[fpc-devel] RIP NoGlobals
Florian Klaempfl
florian at freepascal.org
Thu Sep 30 11:44:30 CEST 2010
Am 30.09.2010 11:29, schrieb Hans-Peter Diettrich:
> Florian Klaempfl schrieb:
>
>>> and prevent the use of
>>> multiple back-ends in one binary.
>>
>> ... which has no use.
>
> Lazarus allows to switch targets on the fly, what currently prevents an
> incorporation of the compiler into the IDE.
Define a proper compiler API and load the compiler as shared lib. This
allows also to work with different compiler versions in the future when
the API is stabilized.
>
> For compiler development and debugging purposes it would be very nice,
> when all targets are covered in one compile.
make fullcycle does this too.
>
> Which "production" compiler back ends have you inspected?
GCC, Watcom, LLVM.
>>>> This won't change. A compiler is simply something very interwinded.
>>>> Your
>>>> problems with cyclic unit dependencies prove it.

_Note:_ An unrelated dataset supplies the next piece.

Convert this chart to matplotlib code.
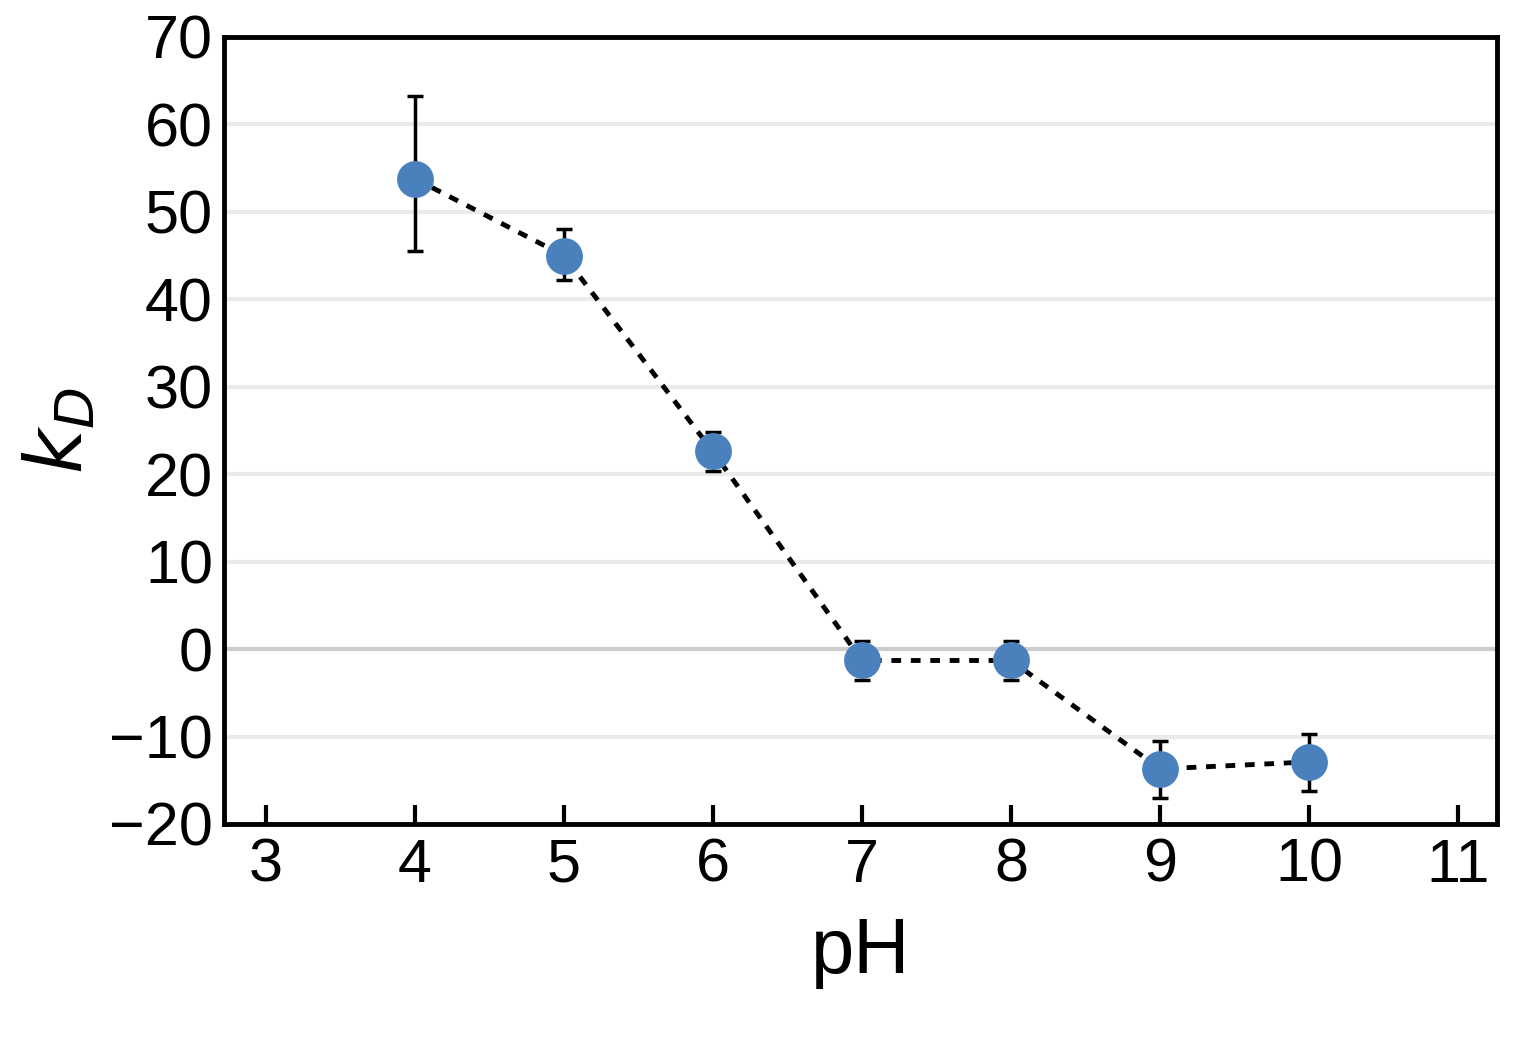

>>> These problems only prove poor coding conventions. When speed is favored
>>> over stability and flexibility,
>>
>> Indeed, currently people complain more about FPC's speed than about it's
>> stability.
>
> Looking at "make clean all", nearly half of the time is spent in the
> cleanup, not in compiling (Windows).
rm build-stamp.*
make all
is what I usually do :)
>
> I have no problems with the compilation speed, at least for repeated
> compilation during editing, where only changed files have to be
recompiled.
>
Me neither, but other people, see recent discussions.
>
> Please note that my criticism is based on the implementation, not on the
> model - the latter is superb :-) The patchwork results in many open
> todo's, in the target units and other places.
>
>>> It's patchwork in many parts, that destabilized the legacy code.
>>
>> Well, you didn't come up with clean fixes yet either :)
>
> See above and parallel mail - the back ends have low priority on my todo
> list. Why should I publish branches and patches, when these have no
> chance to find their way into the trunk?
Well, to give them a chance, it's important to discuss them as early as
possible.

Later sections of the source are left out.